The Japan Times | 3 March 2017

RCEP envoys make progress on trade deal in Kobe but complexity threatens timeline

Negotiators from 16 nations accounting for half the world’s population inched closer to drafting a multilateral trade treaty after five days of negotiations that went late into Friday evening.

But disagreements over issues ranging from how to handle intellectual property rights to tariff reductions continue to divide developed and lesser-developed members, raising questions about whether an ambitious agreement for the Asia-Pacific region that excludes the United States but includes China and India can be reached by the end of the year.

The Kobe round of negotiations for the Regional Comprehensive Economic Partnership, the first since U.S. President Donald Trump pulled the U.S. out of the Trans-Pacific Partnership agreement, was to have set the tone for further negotiations this year and culminate in an agreement by the end of the year.

But with TPP dead, RCEP members Japan, South Korea, New Zealand and Australia found themselves in Kobe trying to push for an agreement more detailed than what many of the less economically developed members of the 10-nation Association of Southeast Asian Nations want.

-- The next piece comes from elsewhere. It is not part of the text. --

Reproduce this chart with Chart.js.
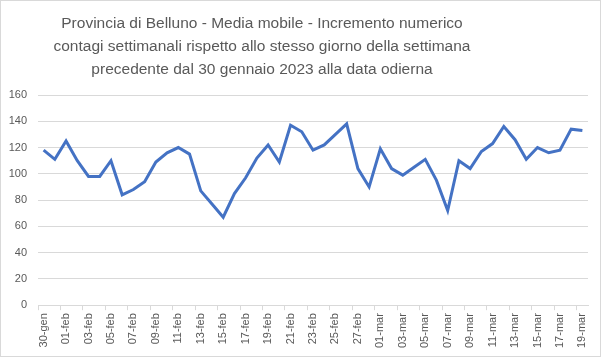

The Kobe round began Monday with negotiators wondering what the effect of America’s withdrawal from TPP would have on the talks, and whether India and especially China, which are in RCEP but not the TPP, might now play. Several delegates and NGOs also noted that China was quieter than expected and may be waiting to see what happens after Kobe.

“Apparently (Chinese negotiators) are known for biding their time and then releasing all their requests at the very end of the negotiations. Hopefully they will not wait until too late in the talks this time, because ASEAN in particular takes a long time to come to any sort of agreement,” said Deborah Elms, executive director of the Asian Trade Center in Singapore, who attended the first four days of the Kobe round.

But Elms noted that the deadline is late this year, though an artificial one is coming up fast.

Jane Kelsey, a law professor at the University of Auckland, said it appears that only about a quarter of the 15-chapter RCEP treaty has been finalized. But because most of the text, like the TPP, is still secret, she said more transparency was needed.

“We need more openness in the RCEP process, so that includes more stakeholders, including civil society. There has been some more openness recently. But it’s nothing like the access that business has to promote its interests,” Kelsey said.

RCEP, originally envisioned as a multilateral treaty to compliment the TPP, includes the 10 ASEAN members — Brunei, Cambodia, Indonesia, Laos, Malaysia, Myanmar, the Philippines, Singapore, Thailand and Vietnam — plus Australia, China, India, Japan, New Zealand and South Korea.